» Problem to work on:
Go through the entries below and print each one exactly, leaving out pictures.

» Data excerpts:

— START —

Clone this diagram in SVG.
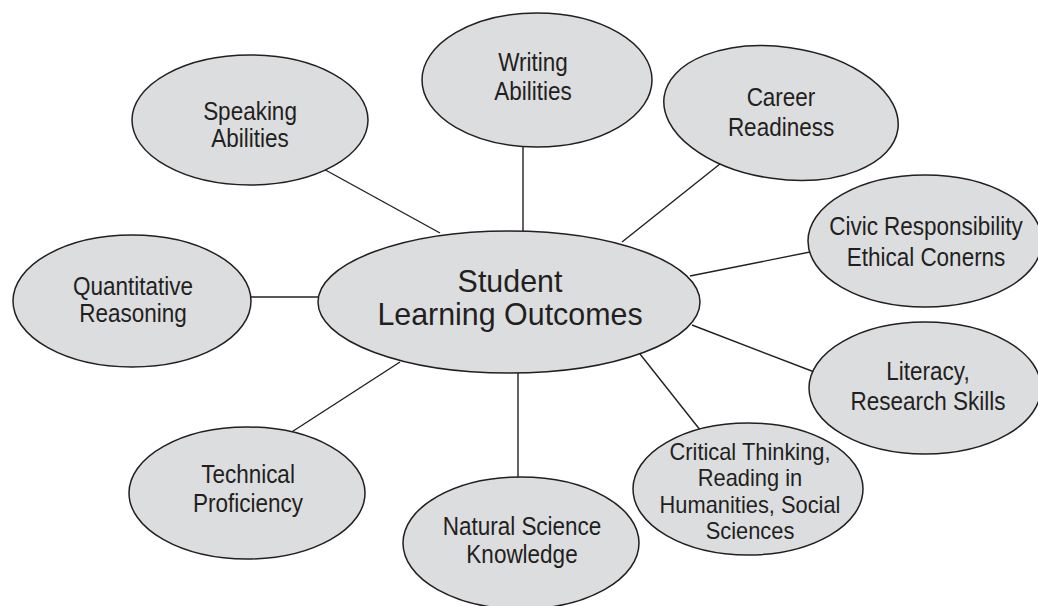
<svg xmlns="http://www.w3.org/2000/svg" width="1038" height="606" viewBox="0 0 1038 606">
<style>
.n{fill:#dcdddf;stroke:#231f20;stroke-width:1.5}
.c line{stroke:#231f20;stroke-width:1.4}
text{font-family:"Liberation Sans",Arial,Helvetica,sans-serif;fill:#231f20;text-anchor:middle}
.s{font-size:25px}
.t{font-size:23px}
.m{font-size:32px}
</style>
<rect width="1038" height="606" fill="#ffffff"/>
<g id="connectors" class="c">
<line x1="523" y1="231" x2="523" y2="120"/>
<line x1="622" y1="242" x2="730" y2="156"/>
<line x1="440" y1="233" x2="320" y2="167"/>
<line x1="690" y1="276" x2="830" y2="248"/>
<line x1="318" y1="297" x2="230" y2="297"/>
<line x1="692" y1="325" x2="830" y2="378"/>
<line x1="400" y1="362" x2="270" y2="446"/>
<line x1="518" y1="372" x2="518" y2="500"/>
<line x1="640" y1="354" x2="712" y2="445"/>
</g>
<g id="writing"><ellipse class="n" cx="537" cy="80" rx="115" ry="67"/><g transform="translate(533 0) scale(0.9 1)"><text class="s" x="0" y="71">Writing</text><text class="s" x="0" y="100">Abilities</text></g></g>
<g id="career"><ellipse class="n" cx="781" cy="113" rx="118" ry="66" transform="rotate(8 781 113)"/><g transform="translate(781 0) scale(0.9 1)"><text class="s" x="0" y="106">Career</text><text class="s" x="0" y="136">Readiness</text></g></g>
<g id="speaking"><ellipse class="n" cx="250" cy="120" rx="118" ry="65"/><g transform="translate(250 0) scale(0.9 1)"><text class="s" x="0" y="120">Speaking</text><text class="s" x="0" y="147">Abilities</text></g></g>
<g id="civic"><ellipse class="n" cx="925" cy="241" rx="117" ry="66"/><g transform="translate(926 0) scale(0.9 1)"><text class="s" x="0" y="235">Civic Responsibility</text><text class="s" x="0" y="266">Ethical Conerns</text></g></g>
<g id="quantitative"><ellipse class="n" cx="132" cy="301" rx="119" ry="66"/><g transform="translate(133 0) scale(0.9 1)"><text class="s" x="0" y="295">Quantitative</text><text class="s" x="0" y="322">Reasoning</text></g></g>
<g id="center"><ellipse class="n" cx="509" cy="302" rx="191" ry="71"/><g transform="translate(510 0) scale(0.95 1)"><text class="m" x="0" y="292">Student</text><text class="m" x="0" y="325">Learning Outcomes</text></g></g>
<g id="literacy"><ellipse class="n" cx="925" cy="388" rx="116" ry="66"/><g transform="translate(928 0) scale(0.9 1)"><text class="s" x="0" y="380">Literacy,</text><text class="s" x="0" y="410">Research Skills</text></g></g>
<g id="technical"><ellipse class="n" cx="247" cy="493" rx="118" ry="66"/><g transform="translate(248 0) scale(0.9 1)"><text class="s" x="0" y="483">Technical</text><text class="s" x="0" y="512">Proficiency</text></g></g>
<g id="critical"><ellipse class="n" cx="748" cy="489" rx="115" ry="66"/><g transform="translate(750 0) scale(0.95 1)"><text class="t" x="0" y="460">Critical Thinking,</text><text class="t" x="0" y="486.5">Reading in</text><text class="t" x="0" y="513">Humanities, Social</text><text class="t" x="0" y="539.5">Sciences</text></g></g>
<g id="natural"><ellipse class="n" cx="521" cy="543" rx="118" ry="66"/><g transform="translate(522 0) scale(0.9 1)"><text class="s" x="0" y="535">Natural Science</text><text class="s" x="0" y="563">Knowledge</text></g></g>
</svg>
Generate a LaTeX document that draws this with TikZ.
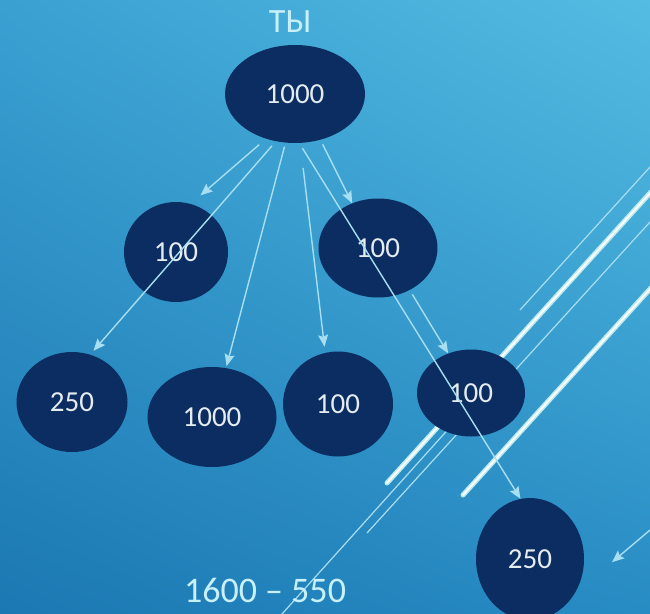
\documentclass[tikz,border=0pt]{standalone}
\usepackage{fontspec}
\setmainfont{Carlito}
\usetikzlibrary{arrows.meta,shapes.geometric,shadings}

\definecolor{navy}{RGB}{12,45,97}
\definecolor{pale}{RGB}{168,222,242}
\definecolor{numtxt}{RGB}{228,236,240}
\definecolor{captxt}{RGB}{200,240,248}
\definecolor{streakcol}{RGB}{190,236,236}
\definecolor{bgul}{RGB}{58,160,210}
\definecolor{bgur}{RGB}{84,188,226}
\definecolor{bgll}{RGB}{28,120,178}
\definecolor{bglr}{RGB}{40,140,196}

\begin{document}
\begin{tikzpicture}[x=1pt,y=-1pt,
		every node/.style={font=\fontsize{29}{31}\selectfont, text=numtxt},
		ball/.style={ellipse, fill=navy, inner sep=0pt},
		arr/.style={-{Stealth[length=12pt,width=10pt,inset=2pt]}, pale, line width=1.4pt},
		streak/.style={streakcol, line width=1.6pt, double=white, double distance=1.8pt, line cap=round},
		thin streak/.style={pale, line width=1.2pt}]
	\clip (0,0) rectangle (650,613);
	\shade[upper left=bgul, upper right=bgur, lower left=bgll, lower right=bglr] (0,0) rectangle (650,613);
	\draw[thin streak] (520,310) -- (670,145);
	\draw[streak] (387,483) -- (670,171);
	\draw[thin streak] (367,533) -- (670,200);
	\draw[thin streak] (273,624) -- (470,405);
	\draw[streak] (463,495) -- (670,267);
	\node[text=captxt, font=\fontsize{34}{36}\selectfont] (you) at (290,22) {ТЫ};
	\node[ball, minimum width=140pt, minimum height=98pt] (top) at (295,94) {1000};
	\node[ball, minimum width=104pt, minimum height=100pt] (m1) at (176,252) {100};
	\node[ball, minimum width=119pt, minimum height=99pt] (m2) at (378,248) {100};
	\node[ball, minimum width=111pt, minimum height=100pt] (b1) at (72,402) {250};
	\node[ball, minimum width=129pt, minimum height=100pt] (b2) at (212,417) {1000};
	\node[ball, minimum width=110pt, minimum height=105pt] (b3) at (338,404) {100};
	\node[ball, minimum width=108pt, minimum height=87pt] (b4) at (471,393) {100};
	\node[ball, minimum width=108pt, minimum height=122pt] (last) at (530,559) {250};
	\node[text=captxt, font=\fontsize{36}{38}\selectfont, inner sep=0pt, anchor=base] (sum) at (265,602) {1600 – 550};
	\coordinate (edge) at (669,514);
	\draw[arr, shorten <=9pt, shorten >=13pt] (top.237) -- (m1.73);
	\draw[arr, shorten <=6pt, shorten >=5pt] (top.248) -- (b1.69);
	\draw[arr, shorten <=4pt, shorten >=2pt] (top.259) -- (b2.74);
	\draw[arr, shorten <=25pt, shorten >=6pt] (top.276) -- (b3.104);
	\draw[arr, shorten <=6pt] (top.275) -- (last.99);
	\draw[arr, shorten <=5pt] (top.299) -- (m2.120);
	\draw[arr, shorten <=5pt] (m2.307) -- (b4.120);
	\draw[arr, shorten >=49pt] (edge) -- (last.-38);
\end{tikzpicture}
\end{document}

— END —

» Correct answer:
Clone this diagram in SVG.
<svg xmlns="http://www.w3.org/2000/svg" width="1038" height="606" viewBox="0 0 1038 606">
<style>
.n{fill:#dcdddf;stroke:#231f20;stroke-width:1.5}
.c line{stroke:#231f20;stroke-width:1.4}
text{font-family:"Liberation Sans",Arial,Helvetica,sans-serif;fill:#231f20;text-anchor:middle}
.s{font-size:25px}
.t{font-size:23px}
.m{font-size:32px}
</style>
<rect width="1038" height="606" fill="#ffffff"/>
<g id="connectors" class="c">
<line x1="523" y1="231" x2="523" y2="120"/>
<line x1="622" y1="242" x2="730" y2="156"/>
<line x1="440" y1="233" x2="320" y2="167"/>
<line x1="690" y1="276" x2="830" y2="248"/>
<line x1="318" y1="297" x2="230" y2="297"/>
<line x1="692" y1="325" x2="830" y2="378"/>
<line x1="400" y1="362" x2="270" y2="446"/>
<line x1="518" y1="372" x2="518" y2="500"/>
<line x1="640" y1="354" x2="712" y2="445"/>
</g>
<g id="writing"><ellipse class="n" cx="537" cy="80" rx="115" ry="67"/><g transform="translate(533 0) scale(0.9 1)"><text class="s" x="0" y="71">Writing</text><text class="s" x="0" y="100">Abilities</text></g></g>
<g id="career"><ellipse class="n" cx="781" cy="113" rx="118" ry="66" transform="rotate(8 781 113)"/><g transform="translate(781 0) scale(0.9 1)"><text class="s" x="0" y="106">Career</text><text class="s" x="0" y="136">Readiness</text></g></g>
<g id="speaking"><ellipse class="n" cx="250" cy="120" rx="118" ry="65"/><g transform="translate(250 0) scale(0.9 1)"><text class="s" x="0" y="120">Speaking</text><text class="s" x="0" y="147">Abilities</text></g></g>
<g id="civic"><ellipse class="n" cx="925" cy="241" rx="117" ry="66"/><g transform="translate(926 0) scale(0.9 1)"><text class="s" x="0" y="235">Civic Responsibility</text><text class="s" x="0" y="266">Ethical Conerns</text></g></g>
<g id="quantitative"><ellipse class="n" cx="132" cy="301" rx="119" ry="66"/><g transform="translate(133 0) scale(0.9 1)"><text class="s" x="0" y="295">Quantitative</text><text class="s" x="0" y="322">Reasoning</text></g></g>
<g id="center"><ellipse class="n" cx="509" cy="302" rx="191" ry="71"/><g transform="translate(510 0) scale(0.95 1)"><text class="m" x="0" y="292">Student</text><text class="m" x="0" y="325">Learning Outcomes</text></g></g>
<g id="literacy"><ellipse class="n" cx="925" cy="388" rx="116" ry="66"/><g transform="translate(928 0) scale(0.9 1)"><text class="s" x="0" y="380">Literacy,</text><text class="s" x="0" y="410">Research Skills</text></g></g>
<g id="technical"><ellipse class="n" cx="247" cy="493" rx="118" ry="66"/><g transform="translate(248 0) scale(0.9 1)"><text class="s" x="0" y="483">Technical</text><text class="s" x="0" y="512">Proficiency</text></g></g>
<g id="critical"><ellipse class="n" cx="748" cy="489" rx="115" ry="66"/><g transform="translate(750 0) scale(0.95 1)"><text class="t" x="0" y="460">Critical Thinking,</text><text class="t" x="0" y="486.5">Reading in</text><text class="t" x="0" y="513">Humanities, Social</text><text class="t" x="0" y="539.5">Sciences</text></g></g>
<g id="natural"><ellipse class="n" cx="521" cy="543" rx="118" ry="66"/><g transform="translate(522 0) scale(0.9 1)"><text class="s" x="0" y="535">Natural Science</text><text class="s" x="0" y="563">Knowledge</text></g></g>
</svg>
Generate a LaTeX document that draws this with TikZ.
\documentclass[tikz,border=0pt]{standalone}
\usepackage{fontspec}
\setmainfont{Carlito}
\usetikzlibrary{arrows.meta,shapes.geometric,shadings}

\definecolor{navy}{RGB}{12,45,97}
\definecolor{pale}{RGB}{168,222,242}
\definecolor{numtxt}{RGB}{228,236,240}
\definecolor{captxt}{RGB}{200,240,248}
\definecolor{streakcol}{RGB}{190,236,236}
\definecolor{bgul}{RGB}{58,160,210}
\definecolor{bgur}{RGB}{84,188,226}
\definecolor{bgll}{RGB}{28,120,178}
\definecolor{bglr}{RGB}{40,140,196}

\begin{document}
\begin{tikzpicture}[x=1pt,y=-1pt,
		every node/.style={font=\fontsize{29}{31}\selectfont, text=numtxt},
		ball/.style={ellipse, fill=navy, inner sep=0pt},
		arr/.style={-{Stealth[length=12pt,width=10pt,inset=2pt]}, pale, line width=1.4pt},
		streak/.style={streakcol, line width=1.6pt, double=white, double distance=1.8pt, line cap=round},
		thin streak/.style={pale, line width=1.2pt}]
	\clip (0,0) rectangle (650,613);
	\shade[upper left=bgul, upper right=bgur, lower left=bgll, lower right=bglr] (0,0) rectangle (650,613);
	\draw[thin streak] (520,310) -- (670,145);
	\draw[streak] (387,483) -- (670,171);
	\draw[thin streak] (367,533) -- (670,200);
	\draw[thin streak] (273,624) -- (470,405);
	\draw[streak] (463,495) -- (670,267);
	\node[text=captxt, font=\fontsize{34}{36}\selectfont] (you) at (290,22) {ТЫ};
	\node[ball, minimum width=140pt, minimum height=98pt] (top) at (295,94) {1000};
	\node[ball, minimum width=104pt, minimum height=100pt] (m1) at (176,252) {100};
	\node[ball, minimum width=119pt, minimum height=99pt] (m2) at (378,248) {100};
	\node[ball, minimum width=111pt, minimum height=100pt] (b1) at (72,402) {250};
	\node[ball, minimum width=129pt, minimum height=100pt] (b2) at (212,417) {1000};
	\node[ball, minimum width=110pt, minimum height=105pt] (b3) at (338,404) {100};
	\node[ball, minimum width=108pt, minimum height=87pt] (b4) at (471,393) {100};
	\node[ball, minimum width=108pt, minimum height=122pt] (last) at (530,559) {250};
	\node[text=captxt, font=\fontsize{36}{38}\selectfont, inner sep=0pt, anchor=base] (sum) at (265,602) {1600 – 550};
	\coordinate (edge) at (669,514);
	\draw[arr, shorten <=9pt, shorten >=13pt] (top.237) -- (m1.73);
	\draw[arr, shorten <=6pt, shorten >=5pt] (top.248) -- (b1.69);
	\draw[arr, shorten <=4pt, shorten >=2pt] (top.259) -- (b2.74);
	\draw[arr, shorten <=25pt, shorten >=6pt] (top.276) -- (b3.104);
	\draw[arr, shorten <=6pt] (top.275) -- (last.99);
	\draw[arr, shorten <=5pt] (top.299) -- (m2.120);
	\draw[arr, shorten <=5pt] (m2.307) -- (b4.120);
	\draw[arr, shorten >=49pt] (edge) -- (last.-38);
\end{tikzpicture}
\end{document}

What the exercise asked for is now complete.